Saya yang belum punya kartu nama itu dan belum pernah saling tukar. Hah,
melihat pak Taufiq membagikan kartu nama, ingin juga rasanya punya. Biar
nantinya, jika ada kenalan dengan orang yang kiranya lama berjumpa lagi, bisa
saling tukar. Bisa dengan mudah menghubunginya. Tidak hilang komunikasi. Lebih memudahkan
kita juga untuk tidak repot-repot bertanya contac person.
“Pak, email
bapaka apa? Pak nomor Hp?
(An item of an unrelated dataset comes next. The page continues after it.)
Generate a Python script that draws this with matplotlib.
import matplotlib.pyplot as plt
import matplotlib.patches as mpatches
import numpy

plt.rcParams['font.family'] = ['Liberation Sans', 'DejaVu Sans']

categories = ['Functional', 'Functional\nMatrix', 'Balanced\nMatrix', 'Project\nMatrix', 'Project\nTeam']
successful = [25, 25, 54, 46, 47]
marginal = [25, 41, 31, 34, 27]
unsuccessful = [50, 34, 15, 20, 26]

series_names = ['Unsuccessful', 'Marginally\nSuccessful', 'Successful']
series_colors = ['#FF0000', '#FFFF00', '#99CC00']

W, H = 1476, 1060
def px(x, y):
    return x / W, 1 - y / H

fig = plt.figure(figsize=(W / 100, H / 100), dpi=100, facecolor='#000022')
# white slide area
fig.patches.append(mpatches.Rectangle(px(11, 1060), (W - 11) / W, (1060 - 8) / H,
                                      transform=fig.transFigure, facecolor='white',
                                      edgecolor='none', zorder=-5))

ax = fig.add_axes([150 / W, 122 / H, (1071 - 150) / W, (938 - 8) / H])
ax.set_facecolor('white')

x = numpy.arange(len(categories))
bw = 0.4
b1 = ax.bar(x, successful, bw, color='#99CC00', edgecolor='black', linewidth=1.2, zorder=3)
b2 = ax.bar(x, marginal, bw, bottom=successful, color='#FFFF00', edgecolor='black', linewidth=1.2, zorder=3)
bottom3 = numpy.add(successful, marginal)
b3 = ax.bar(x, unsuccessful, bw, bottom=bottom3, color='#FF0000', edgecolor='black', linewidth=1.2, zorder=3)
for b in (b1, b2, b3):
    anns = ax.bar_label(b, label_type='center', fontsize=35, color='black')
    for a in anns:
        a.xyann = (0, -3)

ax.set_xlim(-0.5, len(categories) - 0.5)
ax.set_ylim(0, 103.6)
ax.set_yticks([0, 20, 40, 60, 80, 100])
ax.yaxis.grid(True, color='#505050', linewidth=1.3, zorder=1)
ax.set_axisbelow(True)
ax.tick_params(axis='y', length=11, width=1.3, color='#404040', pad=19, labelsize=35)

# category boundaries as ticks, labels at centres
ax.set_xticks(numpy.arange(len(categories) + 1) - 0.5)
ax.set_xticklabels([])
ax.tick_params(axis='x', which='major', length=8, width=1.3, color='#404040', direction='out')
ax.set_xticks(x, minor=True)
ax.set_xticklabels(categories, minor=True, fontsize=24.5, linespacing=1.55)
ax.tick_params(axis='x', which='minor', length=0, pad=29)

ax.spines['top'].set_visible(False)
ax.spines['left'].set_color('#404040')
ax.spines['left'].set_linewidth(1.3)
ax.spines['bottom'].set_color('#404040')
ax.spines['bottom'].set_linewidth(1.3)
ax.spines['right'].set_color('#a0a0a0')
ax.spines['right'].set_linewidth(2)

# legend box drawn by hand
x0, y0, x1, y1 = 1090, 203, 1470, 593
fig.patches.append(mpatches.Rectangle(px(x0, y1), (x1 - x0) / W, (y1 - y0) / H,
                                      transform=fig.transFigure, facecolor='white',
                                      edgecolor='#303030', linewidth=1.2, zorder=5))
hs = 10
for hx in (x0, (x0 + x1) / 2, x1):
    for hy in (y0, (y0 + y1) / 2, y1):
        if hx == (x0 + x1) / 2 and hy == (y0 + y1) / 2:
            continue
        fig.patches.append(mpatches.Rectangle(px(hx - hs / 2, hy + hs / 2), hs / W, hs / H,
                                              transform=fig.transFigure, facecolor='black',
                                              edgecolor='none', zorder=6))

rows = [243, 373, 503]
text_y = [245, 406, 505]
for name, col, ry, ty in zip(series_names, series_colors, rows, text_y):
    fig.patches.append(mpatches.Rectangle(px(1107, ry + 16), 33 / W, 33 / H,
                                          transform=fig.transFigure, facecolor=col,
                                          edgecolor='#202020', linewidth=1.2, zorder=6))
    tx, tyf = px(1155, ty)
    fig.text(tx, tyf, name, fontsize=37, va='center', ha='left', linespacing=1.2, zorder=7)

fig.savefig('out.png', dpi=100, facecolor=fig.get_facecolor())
Pak asal mana?” waktu-waktu seperti itu bisa
disingkat dengan kartu nama.
“Ini ada
bahasa Indonesianya, waktu itu Yus, ada orang tua yang tidak mengerti bacanya”
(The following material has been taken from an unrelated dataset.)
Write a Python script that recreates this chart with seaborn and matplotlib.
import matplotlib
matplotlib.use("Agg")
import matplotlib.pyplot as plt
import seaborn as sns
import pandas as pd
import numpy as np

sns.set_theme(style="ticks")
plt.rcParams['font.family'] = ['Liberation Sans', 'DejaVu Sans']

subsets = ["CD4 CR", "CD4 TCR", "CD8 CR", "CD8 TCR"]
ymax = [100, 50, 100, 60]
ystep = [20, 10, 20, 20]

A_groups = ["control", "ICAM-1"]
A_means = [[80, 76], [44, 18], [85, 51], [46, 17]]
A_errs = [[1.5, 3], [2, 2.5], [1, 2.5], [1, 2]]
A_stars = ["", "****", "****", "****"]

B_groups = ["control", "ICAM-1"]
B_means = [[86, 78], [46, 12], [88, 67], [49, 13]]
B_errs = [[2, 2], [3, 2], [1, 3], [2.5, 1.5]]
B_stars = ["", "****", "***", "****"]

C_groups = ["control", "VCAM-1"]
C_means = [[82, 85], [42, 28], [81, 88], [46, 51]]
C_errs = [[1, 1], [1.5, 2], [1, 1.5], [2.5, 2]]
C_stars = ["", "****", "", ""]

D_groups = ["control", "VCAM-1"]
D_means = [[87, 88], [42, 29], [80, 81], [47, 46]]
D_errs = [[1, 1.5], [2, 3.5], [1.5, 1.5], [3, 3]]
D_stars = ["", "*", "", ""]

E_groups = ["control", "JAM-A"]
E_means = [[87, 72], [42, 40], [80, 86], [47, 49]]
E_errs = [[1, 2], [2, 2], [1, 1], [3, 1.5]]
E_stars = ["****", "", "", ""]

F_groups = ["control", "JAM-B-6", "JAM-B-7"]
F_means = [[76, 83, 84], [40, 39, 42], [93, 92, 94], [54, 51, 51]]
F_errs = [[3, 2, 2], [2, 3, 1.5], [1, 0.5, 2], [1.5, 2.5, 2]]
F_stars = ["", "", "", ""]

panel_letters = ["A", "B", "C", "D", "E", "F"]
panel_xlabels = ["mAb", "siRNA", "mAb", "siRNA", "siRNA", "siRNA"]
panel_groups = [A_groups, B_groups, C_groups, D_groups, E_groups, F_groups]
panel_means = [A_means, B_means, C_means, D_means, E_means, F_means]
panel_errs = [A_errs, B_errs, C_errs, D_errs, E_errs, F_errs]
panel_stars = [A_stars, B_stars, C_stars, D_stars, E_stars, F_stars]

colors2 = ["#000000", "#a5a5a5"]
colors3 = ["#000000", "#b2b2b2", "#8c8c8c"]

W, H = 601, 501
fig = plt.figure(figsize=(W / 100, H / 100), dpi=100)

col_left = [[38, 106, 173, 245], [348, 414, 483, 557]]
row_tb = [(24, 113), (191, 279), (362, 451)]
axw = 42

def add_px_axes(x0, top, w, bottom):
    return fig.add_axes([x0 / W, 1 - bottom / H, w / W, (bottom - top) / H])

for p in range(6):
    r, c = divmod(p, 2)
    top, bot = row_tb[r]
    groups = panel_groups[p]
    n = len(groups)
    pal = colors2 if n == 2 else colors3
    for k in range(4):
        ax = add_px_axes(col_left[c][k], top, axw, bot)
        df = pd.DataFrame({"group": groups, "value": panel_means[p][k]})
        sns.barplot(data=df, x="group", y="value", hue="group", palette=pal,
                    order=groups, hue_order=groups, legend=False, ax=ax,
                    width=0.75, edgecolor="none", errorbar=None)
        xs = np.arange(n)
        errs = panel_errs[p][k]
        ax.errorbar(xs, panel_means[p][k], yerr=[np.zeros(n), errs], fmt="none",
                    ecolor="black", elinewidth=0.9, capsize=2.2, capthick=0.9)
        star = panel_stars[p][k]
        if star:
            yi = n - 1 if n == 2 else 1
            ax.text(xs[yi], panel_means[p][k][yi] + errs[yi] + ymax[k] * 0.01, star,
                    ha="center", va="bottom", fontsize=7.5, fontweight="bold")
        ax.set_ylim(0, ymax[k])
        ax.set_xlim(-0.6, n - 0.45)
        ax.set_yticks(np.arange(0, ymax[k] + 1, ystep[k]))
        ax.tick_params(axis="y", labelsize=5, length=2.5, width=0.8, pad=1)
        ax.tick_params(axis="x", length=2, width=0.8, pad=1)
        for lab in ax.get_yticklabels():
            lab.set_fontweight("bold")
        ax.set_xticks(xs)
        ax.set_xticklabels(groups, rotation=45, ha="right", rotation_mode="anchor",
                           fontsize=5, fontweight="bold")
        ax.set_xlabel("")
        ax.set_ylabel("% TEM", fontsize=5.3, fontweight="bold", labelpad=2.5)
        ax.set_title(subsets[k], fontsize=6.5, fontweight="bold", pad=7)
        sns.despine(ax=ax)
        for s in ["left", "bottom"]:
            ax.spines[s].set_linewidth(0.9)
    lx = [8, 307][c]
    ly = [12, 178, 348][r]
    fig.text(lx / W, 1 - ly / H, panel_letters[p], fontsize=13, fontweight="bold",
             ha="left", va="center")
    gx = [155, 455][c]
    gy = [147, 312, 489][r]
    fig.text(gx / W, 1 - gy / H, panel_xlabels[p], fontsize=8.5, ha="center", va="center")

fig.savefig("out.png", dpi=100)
kira-kira begitulah kalimat yang ia jabarkan saat dia memberikan kartu nama itu
pada kami.
Wow, kartu
nama yang mencantumkan bahwa dia lecturer
School of Asian languages & Studies University of Tasmania itu,
mempunyai translet di bagian belakangnya. Kartu nama yang tanggap situasi
ya?. Omong-omong, sewaktu saya membaca
nama universitas ini, saya langsung teringat Emak saya yang di Mempawah. Mak
saya namanya Tasmaniah, hebat juga Datok saya ya kasi nama. Nama sebuah pulau di
Asutralia. Dan, ternyata Dosen bergelar Doktor itu juga berasal dari Mempawah.
“Pasar ikan”
Pak Taufiq menyebutkan lokasi rumahnya.
“Pasar Sayok”,
saya meminta persetujuan, bahwa pasar ikan yang ia sebutkan adalah Pasar Sayok
Mempawah. Ah, saya malah kelihatan orang amnesia tingkat rendah, seperti lupa
kedekatan pasar ini yang sebenarnya. Pasar ini kan satu lokasi.
Menyenangkan
lagi, dosen pembimbing mahasiswa Tasmania yang sedang magang di Lombok, Bali
ini, tidak pelit informasi. Banyak cara yang ia sebutkan untuk mendapatkan
beasiswa. Apalagi menurut beliau, anggota Club Menulis mempunyai peluang yang
besar untuk mendapatkannya. Bahasa Inggris, tidak perlu dipermasalahkan, bukan
itu yang nomor satu.
“Potensi” hal
yang utama menurut Pak Taufiq.
“Menulis itu
tidak mudah, buatnya bisa setengah mati” lanjutnya lagi sambil melihat-lihat
buku karya anggota Club Menulis.
Lagi, menulis
memberi peluang besar untuk membuat orang semakin sukses.
Banyak cerita
yang ia berikan pada kami. Banyak inspirasi yang di dapat dari Dr. Taufiq
Tasanaldy. Saya yakin, pertemuan kami waktu itu pasti akan menghasilkan
tulisan. Saya yakin, Siti Hanina, marsita Rd, dan Lina Herliyanti pasti sudah
ancang-ancang membuat tulisan tentang pertemuan ini. Apalagi Hanina, dua buku
yang mencantumkan dia sebagai penulis dibeli oleh Dr Taufiq untuk dibawa ke
Australia. Kisah Pelarian 97 dan Tionghoa di Kalimantan Barat. Bukuku terbang
ke Australia judulnya ini. Hehe, tapi saya kebagi juga euforianya Hanina. Hem
tulisan saya juga ada di buku Tionghoa itu. Untungnya menjadi penulis.